Id., 198 N.W.2d at 158.

It is the duty of defense counsel to object promptly and ask for a curative instruction when a prosecutor makes an improper statement during closing arguments. State v. Brown, 348 N.W.2d 743, 747 (Minn. 1984). Generally, by failing to object or to seek cautionary instructions, a defendant is deemed to have waived his right to raise the issue on appeal. State v. Parker, 353 N.W.2d 122, 127 (Minn. 1984). The failure to object implies the defense found nothing improper in the argument. State v. Daniels, 332 N.W.2d 172, 180 (Minn. 1983).
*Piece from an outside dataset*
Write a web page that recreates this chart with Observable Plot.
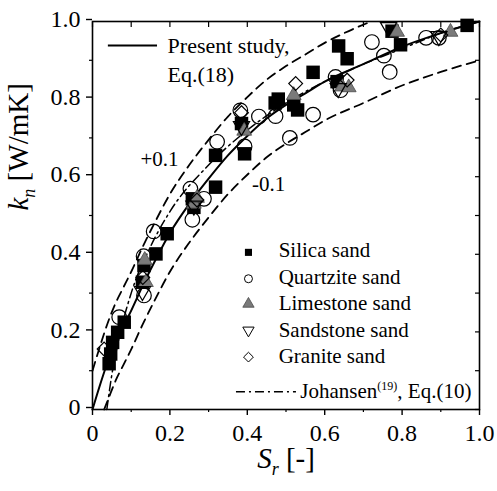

Here, defense counsel did not object to the allegedly improper comment made by the prosecutor, nor did counsel seek a curative instruction from the trial court. Having failed to object, appellant has forfeited the issue on appeal.
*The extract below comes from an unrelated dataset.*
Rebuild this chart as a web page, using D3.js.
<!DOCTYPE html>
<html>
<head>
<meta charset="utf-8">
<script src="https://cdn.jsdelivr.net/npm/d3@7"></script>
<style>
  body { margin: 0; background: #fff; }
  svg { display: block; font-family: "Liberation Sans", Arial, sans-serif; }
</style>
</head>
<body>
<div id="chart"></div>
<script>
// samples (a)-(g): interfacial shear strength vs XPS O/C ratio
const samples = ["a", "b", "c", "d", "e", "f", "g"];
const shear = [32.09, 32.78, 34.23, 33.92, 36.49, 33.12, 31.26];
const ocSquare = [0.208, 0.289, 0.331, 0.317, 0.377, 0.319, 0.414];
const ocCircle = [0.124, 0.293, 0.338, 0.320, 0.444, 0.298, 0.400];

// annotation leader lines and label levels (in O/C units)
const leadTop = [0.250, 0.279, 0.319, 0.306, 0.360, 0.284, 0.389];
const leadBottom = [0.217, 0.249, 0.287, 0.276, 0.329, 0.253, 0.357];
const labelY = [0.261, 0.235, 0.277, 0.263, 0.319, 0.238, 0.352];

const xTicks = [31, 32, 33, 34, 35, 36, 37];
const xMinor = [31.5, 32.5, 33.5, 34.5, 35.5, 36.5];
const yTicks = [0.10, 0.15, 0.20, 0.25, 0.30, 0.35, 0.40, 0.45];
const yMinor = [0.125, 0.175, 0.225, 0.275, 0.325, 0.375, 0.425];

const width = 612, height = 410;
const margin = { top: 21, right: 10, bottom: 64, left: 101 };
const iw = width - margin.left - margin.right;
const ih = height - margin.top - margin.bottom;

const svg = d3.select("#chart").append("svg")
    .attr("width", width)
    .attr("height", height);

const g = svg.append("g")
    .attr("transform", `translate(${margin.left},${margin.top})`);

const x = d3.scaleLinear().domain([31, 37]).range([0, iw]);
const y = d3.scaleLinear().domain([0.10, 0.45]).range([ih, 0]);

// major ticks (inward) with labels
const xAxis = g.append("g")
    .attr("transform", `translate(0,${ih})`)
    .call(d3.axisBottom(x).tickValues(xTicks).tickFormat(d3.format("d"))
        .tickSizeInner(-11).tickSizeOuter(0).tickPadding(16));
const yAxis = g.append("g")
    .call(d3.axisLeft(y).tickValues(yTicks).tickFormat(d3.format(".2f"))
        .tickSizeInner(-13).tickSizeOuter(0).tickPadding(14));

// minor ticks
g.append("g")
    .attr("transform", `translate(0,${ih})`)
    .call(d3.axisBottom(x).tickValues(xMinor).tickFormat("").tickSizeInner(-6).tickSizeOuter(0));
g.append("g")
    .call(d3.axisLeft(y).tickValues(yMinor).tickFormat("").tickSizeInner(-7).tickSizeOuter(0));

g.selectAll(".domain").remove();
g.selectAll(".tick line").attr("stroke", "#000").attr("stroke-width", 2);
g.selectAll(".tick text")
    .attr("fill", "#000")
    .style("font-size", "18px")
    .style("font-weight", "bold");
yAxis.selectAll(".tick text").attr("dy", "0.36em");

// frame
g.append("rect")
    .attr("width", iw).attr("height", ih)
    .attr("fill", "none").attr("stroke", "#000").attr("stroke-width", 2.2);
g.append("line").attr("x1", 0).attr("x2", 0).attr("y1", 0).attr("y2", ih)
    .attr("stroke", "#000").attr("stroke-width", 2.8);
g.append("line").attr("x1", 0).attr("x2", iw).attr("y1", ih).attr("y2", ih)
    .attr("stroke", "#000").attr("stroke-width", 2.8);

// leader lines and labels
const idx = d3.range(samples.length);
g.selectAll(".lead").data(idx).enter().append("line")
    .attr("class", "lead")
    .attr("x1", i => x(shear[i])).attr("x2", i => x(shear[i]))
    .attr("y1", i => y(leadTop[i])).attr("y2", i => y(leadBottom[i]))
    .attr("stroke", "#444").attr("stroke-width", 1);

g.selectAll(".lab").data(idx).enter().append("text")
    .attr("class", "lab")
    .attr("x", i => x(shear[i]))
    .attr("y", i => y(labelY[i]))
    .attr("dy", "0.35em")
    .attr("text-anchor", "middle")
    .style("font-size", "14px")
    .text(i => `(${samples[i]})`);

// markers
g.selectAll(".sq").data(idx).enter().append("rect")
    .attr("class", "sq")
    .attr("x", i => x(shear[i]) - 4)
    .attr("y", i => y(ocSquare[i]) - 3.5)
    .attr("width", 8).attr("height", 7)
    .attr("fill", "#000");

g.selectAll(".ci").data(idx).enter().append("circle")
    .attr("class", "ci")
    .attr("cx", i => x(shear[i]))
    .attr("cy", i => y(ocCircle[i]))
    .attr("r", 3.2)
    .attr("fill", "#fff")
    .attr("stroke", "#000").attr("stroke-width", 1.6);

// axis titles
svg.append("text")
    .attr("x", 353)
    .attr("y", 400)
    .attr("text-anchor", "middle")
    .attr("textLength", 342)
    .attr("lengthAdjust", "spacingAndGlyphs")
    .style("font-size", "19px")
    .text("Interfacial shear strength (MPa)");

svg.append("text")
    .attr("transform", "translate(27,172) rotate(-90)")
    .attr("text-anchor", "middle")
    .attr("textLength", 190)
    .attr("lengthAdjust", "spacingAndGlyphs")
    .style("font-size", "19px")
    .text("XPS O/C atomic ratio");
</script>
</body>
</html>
A reviewing court may, however, reverse a conviction even when defendant failed to preserve the issue on appeal if the prosecution's comments are unduly prejudicial. Id. The question to be asked is whether the improper comment likely played a substantial part in influencing the jury to convict. State v. Parker, 417 N.W.2d 643, 647 (Minn. 1988). In Minnesota it is firmly established that

where the prosecutor has expressed a personal opinion of the accused's guilt or the veracity of witnesses * * * such statements were harmless where the trial judge cautioned the jury that it should consider only the evidence and that counsel's final argument statements were not evidence, where the evidence of guilt was adequate, and where the prosecutor's argument was otherwise proper.

State v. Ture, 353 N.W.2d 502, 517 (Minn. 1984) (citations omitted).

Here, the comments made by the prosecutor, while improper, were mitigated by the comments of counsel and the instructions given by the trial court. Both attorneys made clear that it was up to the jury to decide issues of credibility, and that it was up to the state to prove its case beyond a reasonable doubt. Similarly, the trial court instructed the jury that they were to only consider the evidence presented, that they were the sole judges in determining questions of fact, and that it was their duty to determine if the state had proven its case beyond a reasonable doubt. It is difficult to say that the improper comments made by the prosecutor substantially influenced the jury to convict appellant. Here the jury found appellant not guilty of two counts of harassment. See State v. Washington, 521 N.W.2d 35, 40 (Minn. 1994) (holding that acquittal on some counts, coupled with convictions on others, indicates that members of the jury were not unduly inflamed by the prosecutor's improper comments).

Appellant relies on the case of State v. DeWald, 463 N.W.2d 741 (Minn. 1990), for the proposition that a prosecutor may not express legal conclusions about terms of art. Appellant's argument misstates the holding of DeWald. There, the issue was whether a witness may express an "ultimate conclusion" that embraces legal conclusions or terms of art. Id. at 744. Here, the prosecutor's comments are not testimony. A prosecutor, along with defense counsel, is allowed to argue whether the legal elements of a charged crime have been proven.


[ ]* Retired judge of the Minnesota Court of Appeals, serving by appointment pursuant to Minn. Const. art. VI, § 10.